Confesso que estive a uma bela dose de lombinhos e duas imperiais de sofrer com o agonizante empate do Benfica em Guimarães. A comida e também a distância para o televisor – durante os setenta minutos a que assisti, o jogo foi pouco mais do que duas manchas distantes e, em certos momentos, amalgamadas ao redor do meio-campo – libertaram-me do sofrimento impotente do adepto que, nestes jogos sem oportunidades, equivale a estar preso num pesadelo.
Mas nem todos os benfiquistas tiveram o privilégio de mitigar o sofrimento com um agradável repasto e escudados pela distância para a televisão e, ao contrário do que diziam nas semanas anteriores, que sabiam que o Benfica não iria ganhar todos os jogos, que cedo ou tarde a equipa perderia pontos, que jogos maus acontecem em todas as épocas, as reações sanguíneas demonstraram que, lá no fundo, ardia dentro deles a esperança viva de que o Benfica ganhasse todos os jogos, que talvez fosse possível atravessar incólume as 34 jornadas do campeonato, que por uma vez na história ocorresse o fenómeno de uma temporada sem jogos maus ou em que os jogos maus não se traduzissem em perda de pontos.
Quem disse que o futebol é razão? Parece que os benfiquistas, estes benfiquistas que caíram numa depressão fundíssima no sábado à noite, estavam preparados para que a equipa não ganhasse todos os jogos, só não estavam preparados para que não ganhasse este em particular, que foi o que não ganhou. E porquê? Porque era o jogo após a paragem das seleções, porque Porto e Sporting ganharam, porque, porque sim, porque os jogos são para ganhar e não há nenhuma razão para que o nosso clube não ganhe sempre.
Bastou um mau jogo, uma exibição pouco conseguida, para que o temor da desgraça iminente se espalhasse pelos mais íntimos recessos do benfiquismo: Roger Schmidt foi desmascarado, isto é a repetição da época anterior em que após um arranque formidável se segue um desmoronamento sísmico, os adversários já perceberam como é que o Benfica joga, quem descobriu o antídoto foi o Vitória! Ah, e outra coisa: fora, Rui Costa!
Queria dedicar alguma atenção a esta ideia da descoberta de um antídoto, como se a partir de agora qualquer equipa só tivesse de se abastecer no laboratório do Vitória, de inocular os jogadores com o remédio anti-Schmidt e, pronto, este Benfica nunca mais ganhará um jogo. Recordo que, após as primeiras séries de vitórias do Sporting de Rúben Amorim, também vigorou a ideia de que os adversários já tinham percebido como é que a equipa jogava e o que precisavam de fazer para a anular. Mas uma coisa é perceber como é que o adversário joga e traçar o plano para o travar, outra coisa é executar o plano na perfeição e, efetivamente, travar o adversário.

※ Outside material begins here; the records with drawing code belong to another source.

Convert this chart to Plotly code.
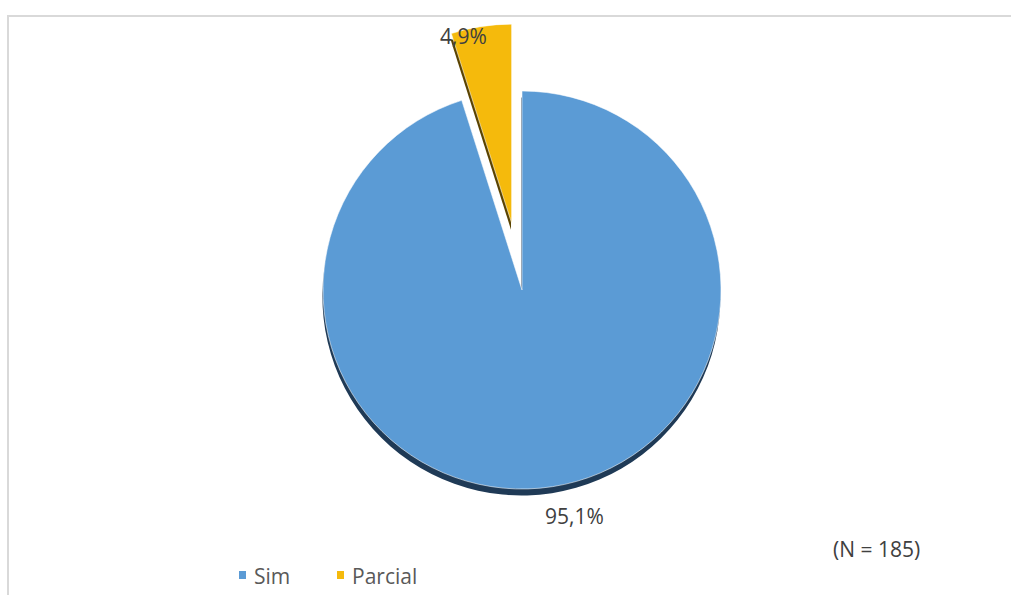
import plotly.graph_objects as go

# Data
labels = ["Sim", "Parcial"]
values = [95.1, 4.9]
sample_size = 185

colors = ["#5B9BD5", "#F5BA0C"]
shadow_colors = ["#1F3A56", "#5A4300"]

W, H = 1011, 595
FONT = "Open Sans, Liberation Sans, sans-serif"
TEXT_COLOR = "#404040"
LEGEND_COLOR = "#595959"

# Pie geometry (pixels)
cx, cy, r = 522, 290, 199
pull_parcial = 0.34
half = r * (1 + pull_parcial)


def domain(dx=0.0, dy=0.0):
    x0 = (cx + dx - half) / W
    x1 = (cx + dx + half) / W
    y0 = 1 - (cy + dy + half) / H
    y1 = 1 - (cy + dy - half) / H
    return dict(x=[x0, x1], y=[y0, y1])


pulls = [0, pull_parcial]

fig = go.Figure()

# drop shadow under the pie
fig.add_trace(go.Pie(
    labels=labels, values=values, sort=False, direction="clockwise", rotation=0,
    pull=pulls, domain=domain(-0.6, 6.5),
    marker=dict(colors=shadow_colors, line=dict(width=0)),
    textinfo="none", hoverinfo="skip", showlegend=False,
))

# main pie
fig.add_trace(go.Pie(
    labels=labels, values=values, sort=False, direction="clockwise", rotation=0,
    pull=pulls, domain=domain(),
    marker=dict(colors=colors, line=dict(color="rgba(255,255,255,0.55)", width=1)),
    textinfo="none", hoverinfo="label+percent", showlegend=False,
))


def pct(v):
    return f"{v:.1f}".replace(".", ",") + "%"


def px_x(x):
    return x / W


def px_y(y):
    return 1 - y / H


# value labels
label_pos = {"Sim": (574, 516), "Parcial": (463, 36)}
annotations = []
for lab, v in zip(labels, values):
    lx, ly = label_pos[lab]
    annotations.append(dict(
        x=px_x(lx), y=px_y(ly), xref="paper", yref="paper",
        text=pct(v), showarrow=False, xanchor="center", yanchor="middle",
        font=dict(family=FONT, size=21, color=TEXT_COLOR),
    ))

annotations.append(dict(
    x=px_x(876), y=px_y(549), xref="paper", yref="paper",
    text=f"(N = {sample_size})", showarrow=False, xanchor="center", yanchor="middle",
    font=dict(family=FONT, size=21, color=TEXT_COLOR),
))

shapes = [
    # chart area border
    dict(type="rect", xref="paper", yref="paper",
         x0=px_x(8), x1=1.02, y0=-0.02, y1=px_y(16),
         line=dict(color="#D9D9D9", width=2), fillcolor="rgba(0,0,0,0)", layer="below"),
]

# legend: small colour keys followed by the slice names
legend_x = [239, 337]
legend_y = 575
for lab, col, lx in zip(labels, colors, legend_x):
    shapes.append(dict(
        type="rect", xref="paper", yref="paper",
        x0=px_x(lx), x1=px_x(lx + 7), y0=px_y(legend_y + 4), y1=px_y(legend_y - 4),
        line=dict(width=0), fillcolor=col,
    ))
    annotations.append(dict(
        x=px_x(lx + 13), y=px_y(legend_y + 1), xref="paper", yref="paper",
        text=lab, showarrow=False, xanchor="left", yanchor="middle",
        font=dict(family=FONT, size=21, color=LEGEND_COLOR),
    ))

fig.update_layout(
    width=W, height=H,
    margin=dict(l=0, r=0, t=0, b=0),
    paper_bgcolor="white", plot_bgcolor="white",
    annotations=annotations,
    shapes=shapes,
    showlegend=False,
)

fig.write_html("out.html")
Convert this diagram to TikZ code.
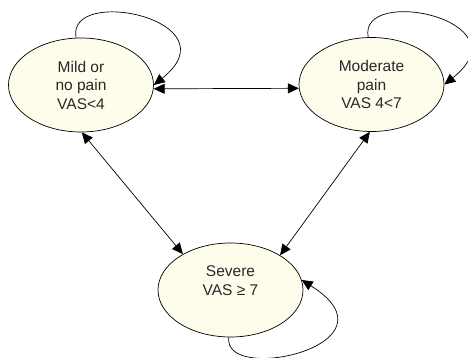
\documentclass[tikz,border=0pt]{standalone}
\usepackage{fontspec}
\setmainfont{Liberation Sans}
\usetikzlibrary{shapes.geometric,arrows.meta}
\definecolor{statefill}{RGB}{254,253,236}
\definecolor{txt}{RGB}{40,40,40}
\begin{document}
\begin{tikzpicture}[x=1pt,y=-1pt,
  state/.style={ellipse,draw=black,line width=0.7pt,fill=statefill,
    minimum width=145pt,minimum height=94pt,inner sep=0pt,align=center,
    text=txt,font=\fontsize{15.5}{18.5}\selectfont},
  conn/.style={line width=0.7pt,black},
  tip/.style={-{Triangle[length=11pt,width=10pt]}},
  both/.style={{Triangle[length=11pt,width=10pt]}-{Triangle[length=11pt,width=10pt]}}]
\useasboundingbox (0,0) rectangle (468,358);
\node[state] (mild) at (81,85) {Mild or\\no pain\\VAS<4};
\node[state] (mod) at (371.5,84.5) {Moderate\\pain\\VAS 4<7};
\node[state] (sev) at (230.5,290) {Severe\\VAS ≥ 7\\\mbox{}};
% self loops
\draw[conn,tip] (mild.96) .. controls (66,-15) and (235,20) .. (mild.east);
\draw[conn,tip] (mod.94) .. controls (358,-15) and (526,20) .. (mod.east);
\draw[conn,tip] (sev.-92) .. controls (222,385) and (405,345) .. (sev.8);
% transitions
\draw[conn,both] (mild.-3) -- (mod.183.5);
\draw[conn,both] (mild.-89) -- (sev.143);
\draw[conn,both] (mod.-92) -- (sev.35);
\end{tikzpicture}
\end{document}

Será que o Club Brugge descobriu a fórmula para golear o Porto no Dragão? Será que o Chaves, ao ganhar por 2-0 em Alvalade, abriu as portas da casa do Sporting para os seguintes a saquearem à vontade? A uma noite desinspirada do Benfica não se poderá ter juntado a capacidade do Vitória – e não de outra equipa qualquer – de neutralizar os pontos fortes do adversário?
Sinceramente, estava à espera que uma sucessão de treze vitórias, incluindo um apuramento imaculado para a Champions e duas vitórias na fase de grupos, acalmasse um pouco este catastrofismo cutâneo que depressa se infiltra na corrente sanguínea e, em menos de nada, deprime uma nação inteira. Doce ilusão, a minha. Lá no fundo, todo o benfiquista vê num percalço uma injúria cósmica, todo o benfiquista sonha e deseja a Terra Prometida de uma época sem deslizes, sem derrotas, sem empates, sem soluços a semear dúvidas, a regar o ceticismo que cresce, espontâneo, no seu coração vermelho.